▶ _Aim of the exercise_
Repeat the full listing below verbatim and keep the images out.
■ ■ ■
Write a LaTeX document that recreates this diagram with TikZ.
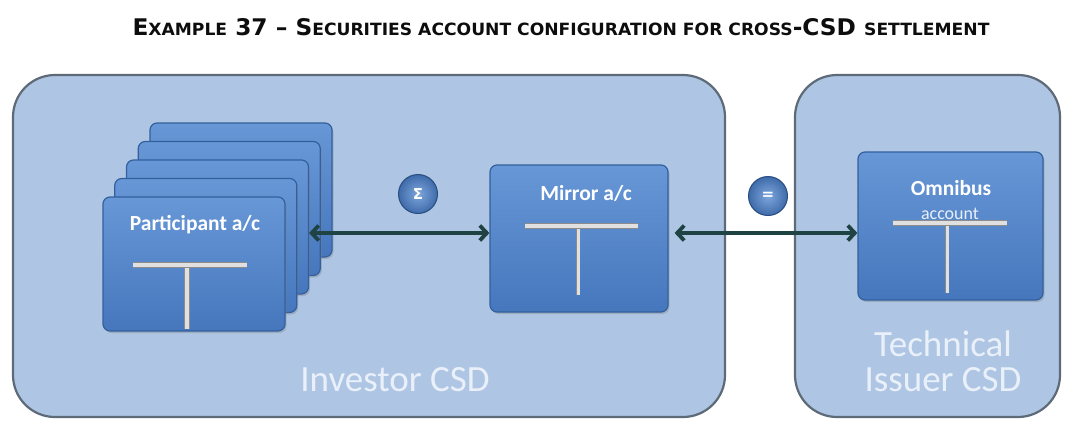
\documentclass[tikz,border=0pt]{standalone}
\usepackage{fontspec}
\setmainfont{Carlito}
\newfontfamily\headfont{DejaVu Sans}
\usetikzlibrary{arrows.meta}
\usetikzlibrary{shadows}

\definecolor{csdfill}{HTML}{AEC6E4}
\definecolor{csdline}{HTML}{5E6A78}
\definecolor{cardtop}{HTML}{6797D6}
\definecolor{cardbot}{HTML}{4677BD}
\definecolor{cardline}{HTML}{33609D}
\definecolor{linkcol}{HTML}{1F4242}
\definecolor{txtlight}{HTML}{EAF0F9}

\newcommand{\smc}[1]{{\fontsize{14}{14}\selectfont #1}}

\begin{document}
\begin{tikzpicture}[x=1pt,y=-1pt,
  >={Straight Barb[length=7pt,width=15pt]},
  csd/.style={draw=csdline,line width=2.2pt,fill=csdfill,rounded corners=42pt,minimum width=#1,minimum height=342pt,inner sep=0pt},
  card/.style={draw=cardline,line width=1.2pt,top color=cardtop,bottom color=cardbot,rounded corners=7pt,inner sep=0pt,
    drop shadow={shadow xshift=1.5pt,shadow yshift=-2pt,opacity=.35}},
  cardtext/.style={text=white,font=\bfseries\fontsize{21.5}{21.5}\selectfont,inner sep=0pt},
  csdtext/.style={text=txtlight,font=\fontsize{37}{35}\selectfont,align=center,inner sep=0pt},
  link/.style={<->,draw=linkcol,line width=3.8pt},
  op/.style={circle,draw=cardline!80!black,line width=1pt,inner color=cardtop!85!white,outer color=cardbot!90!black,
    minimum size=39pt,inner sep=0pt,text=white,font=\headfont\bfseries\fontsize{15}{15}\selectfont},
  tbar/.style={draw=black!45,line width=.6pt,double=black!12,double distance=#1}]

  \useasboundingbox (0,0) rectangle (1069,421);

  % title
  \node[inner sep=0pt,text=black!95] (head) at (561,27)
    {\resizebox{857pt}{17pt}{\headfont\bfseries\fontsize{19}{19}\selectfont E\smc{XAMPLE} 37 – S\smc{ECURITIES ACCOUNT CONFIGURATION FOR CROSS}-CSD \smc{SETTLEMENT}}};

  % the two CSDs
  \node[csd=712pt] (inv) at (369,246) {};
  \node[csd=265pt] (tech) at (927.5,246) {};
  \node[csdtext] (invlbl) at (395,380) {Investor CSD};
  \node[csdtext] (techlbl) at (943,361) {Technical\\Issuer CSD};

  % participant accounts, back to front
  \foreach \i in {4,3,2,1,0}
    \node[card,minimum width=182pt,minimum height=134pt] (part\i) at ({194+11.75*\i},{264-18.5*\i}) {};
  \node[cardtext] (partlbl) at (195,225) {Participant a/c};
  \draw[tbar=4pt] (187,265) -- (187,329);
  \draw[tbar=4pt] (133,265) -- (247,265);

  % mirror account
  \node[card,minimum width=178pt,minimum height=147pt] (mirror) at (579,238.5) {};
  \node[cardtext] (mirrorlbl) at (586,193) {Mirror a/c};
  \draw[tbar=3pt] (578,226) -- (578,295);
  \draw[tbar=4pt] (525,226) -- (638,226);

  % omnibus account
  \node[card,minimum width=185pt,minimum height=148pt] (omni) at (950.5,226) {};
  \node[cardtext] (omnilbl) at (951,188) {Omnibus};
  \node[cardtext,text=white!85!cardtop,font=\fontsize{18}{18}\selectfont] (acclbl) at (950,214) {account};
  \draw[tbar=3pt] (947,223) -- (947,293);
  \draw[tbar=4pt] (893,223) -- (1007,223);

  % links
  \coordinate (lvl) at (0,233);
  \draw[link] (part2.east |- lvl) -- (mirror.west |- lvl);
  \draw[link] ([xshift=6pt]mirror.east |- lvl) -- (omni.west |- lvl);

  \node[op] (sigma) at (418,194) {Σ};
  \node[op] (eq) at (768,196) {=};

\end{tikzpicture}
\end{document}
■ ■ ■
▶ _Right answer_
Write a LaTeX document that recreates this diagram with TikZ.
\documentclass[tikz,border=0pt]{standalone}
\usepackage{fontspec}
\setmainfont{Carlito}
\newfontfamily\headfont{DejaVu Sans}
\usetikzlibrary{arrows.meta}
\usetikzlibrary{shadows}

\definecolor{csdfill}{HTML}{AEC6E4}
\definecolor{csdline}{HTML}{5E6A78}
\definecolor{cardtop}{HTML}{6797D6}
\definecolor{cardbot}{HTML}{4677BD}
\definecolor{cardline}{HTML}{33609D}
\definecolor{linkcol}{HTML}{1F4242}
\definecolor{txtlight}{HTML}{EAF0F9}

\newcommand{\smc}[1]{{\fontsize{14}{14}\selectfont #1}}

\begin{document}
\begin{tikzpicture}[x=1pt,y=-1pt,
  >={Straight Barb[length=7pt,width=15pt]},
  csd/.style={draw=csdline,line width=2.2pt,fill=csdfill,rounded corners=42pt,minimum width=#1,minimum height=342pt,inner sep=0pt},
  card/.style={draw=cardline,line width=1.2pt,top color=cardtop,bottom color=cardbot,rounded corners=7pt,inner sep=0pt,
    drop shadow={shadow xshift=1.5pt,shadow yshift=-2pt,opacity=.35}},
  cardtext/.style={text=white,font=\bfseries\fontsize{21.5}{21.5}\selectfont,inner sep=0pt},
  csdtext/.style={text=txtlight,font=\fontsize{37}{35}\selectfont,align=center,inner sep=0pt},
  link/.style={<->,draw=linkcol,line width=3.8pt},
  op/.style={circle,draw=cardline!80!black,line width=1pt,inner color=cardtop!85!white,outer color=cardbot!90!black,
    minimum size=39pt,inner sep=0pt,text=white,font=\headfont\bfseries\fontsize{15}{15}\selectfont},
  tbar/.style={draw=black!45,line width=.6pt,double=black!12,double distance=#1}]

  \useasboundingbox (0,0) rectangle (1069,421);

  % title
  \node[inner sep=0pt,text=black!95] (head) at (561,27)
    {\resizebox{857pt}{17pt}{\headfont\bfseries\fontsize{19}{19}\selectfont E\smc{XAMPLE} 37 – S\smc{ECURITIES ACCOUNT CONFIGURATION FOR CROSS}-CSD \smc{SETTLEMENT}}};

  % the two CSDs
  \node[csd=712pt] (inv) at (369,246) {};
  \node[csd=265pt] (tech) at (927.5,246) {};
  \node[csdtext] (invlbl) at (395,380) {Investor CSD};
  \node[csdtext] (techlbl) at (943,361) {Technical\\Issuer CSD};

  % participant accounts, back to front
  \foreach \i in {4,3,2,1,0}
    \node[card,minimum width=182pt,minimum height=134pt] (part\i) at ({194+11.75*\i},{264-18.5*\i}) {};
  \node[cardtext] (partlbl) at (195,225) {Participant a/c};
  \draw[tbar=4pt] (187,265) -- (187,329);
  \draw[tbar=4pt] (133,265) -- (247,265);

  % mirror account
  \node[card,minimum width=178pt,minimum height=147pt] (mirror) at (579,238.5) {};
  \node[cardtext] (mirrorlbl) at (586,193) {Mirror a/c};
  \draw[tbar=3pt] (578,226) -- (578,295);
  \draw[tbar=4pt] (525,226) -- (638,226);

  % omnibus account
  \node[card,minimum width=185pt,minimum height=148pt] (omni) at (950.5,226) {};
  \node[cardtext] (omnilbl) at (951,188) {Omnibus};
  \node[cardtext,text=white!85!cardtop,font=\fontsize{18}{18}\selectfont] (acclbl) at (950,214) {account};
  \draw[tbar=3pt] (947,223) -- (947,293);
  \draw[tbar=4pt] (893,223) -- (1007,223);

  % links
  \coordinate (lvl) at (0,233);
  \draw[link] (part2.east |- lvl) -- (mirror.west |- lvl);
  \draw[link] ([xshift=6pt]mirror.east |- lvl) -- (omni.west |- lvl);

  \node[op] (sigma) at (418,194) {Σ};
  \node[op] (eq) at (768,196) {=};

\end{tikzpicture}
\end{document}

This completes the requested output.